12 YEARS A SLAVE
(directed by Steve McQueen, 2013)
The best-reviewed film of 2013 is… possibly the best film of 2013! Before I finally made it to the theatres to see this much-anticipated film I read three reviews that all characterized 12 YEARS A SLAVE as not only one of the best films of the year, but as one of the best films ever made. That’s some major hype!
. Only time can tell that, but it is a stunning and courageous effort from brilliant British filmmaker Steve McQueen, who seems to hit the ball out of the park with every effort. The man is nothing if not a “serious” filmmaker. His lack of sentimentality in this painful but gripping meditation on the horrors and depravity of American slavery makes the result all the more stunning. The camera and the storytelling are absolutely unflinching, even if the audiences are not. It is not possible to watch this film without flinching. Chiwetel Ejiofor (he of the nearly unpronounceable name!) was devastating in the lead, playing real life figure Solomon Northrup. Solomon was a free black man living his life happily New York state as a lauded fiddler when he was lured away by the promise of a good job, only to be drugged and waken to find himself in chains- his family, freedom and identity stolen from him as he faced a life of degrading slavery.
. He of the unpronounceable name should absolutely be rewarded with a Best Actor nomination. The entire cast is so stellar it’s hard to single anyone out- from Paul Dano to Paul Giamatti, Brad Pitt to Benedict Cumberbatch. But among the many villains in the plot, none was more frighteningly real and volatile than the great Michael Fassbender, the lead actor in both of Mr. McQueen’s previous film projects HUNGER and SHAME. I see a Best Supporting Actor nomination in his near future, and probably an Oscar for his mantelpiece.

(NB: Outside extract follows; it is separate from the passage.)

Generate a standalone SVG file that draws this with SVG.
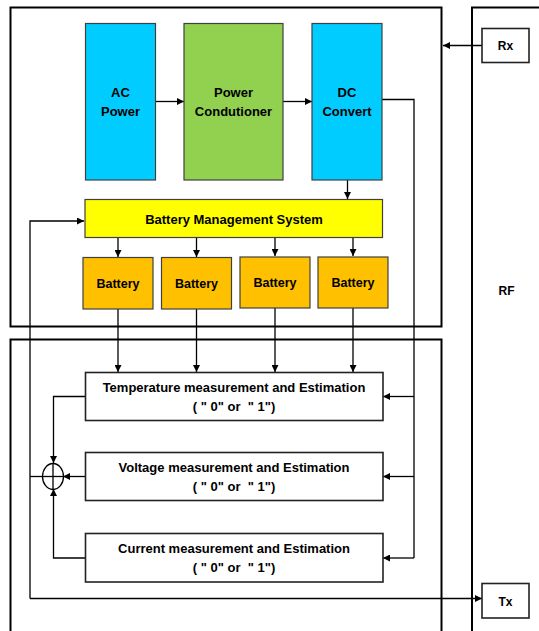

. It’s a terrible and gorgeous film to watch, occasionally as wistful as a Terrence Malick pastoral, as the impassivity of the Louisiana countryside rolls on impassively. The score was tastefully restrained, sometimes altogether absent, making it all the more effective. People will avoid this movie because it does not paint a pretty picture- especially for the holidays. How many people want to rush out and see an “important” film, even if it does turn out to be as riveting as 12 YEARS A SLAVE? But I would agree with the big majority of film critics, and venture that come Academy Awards time, this is the film to beat.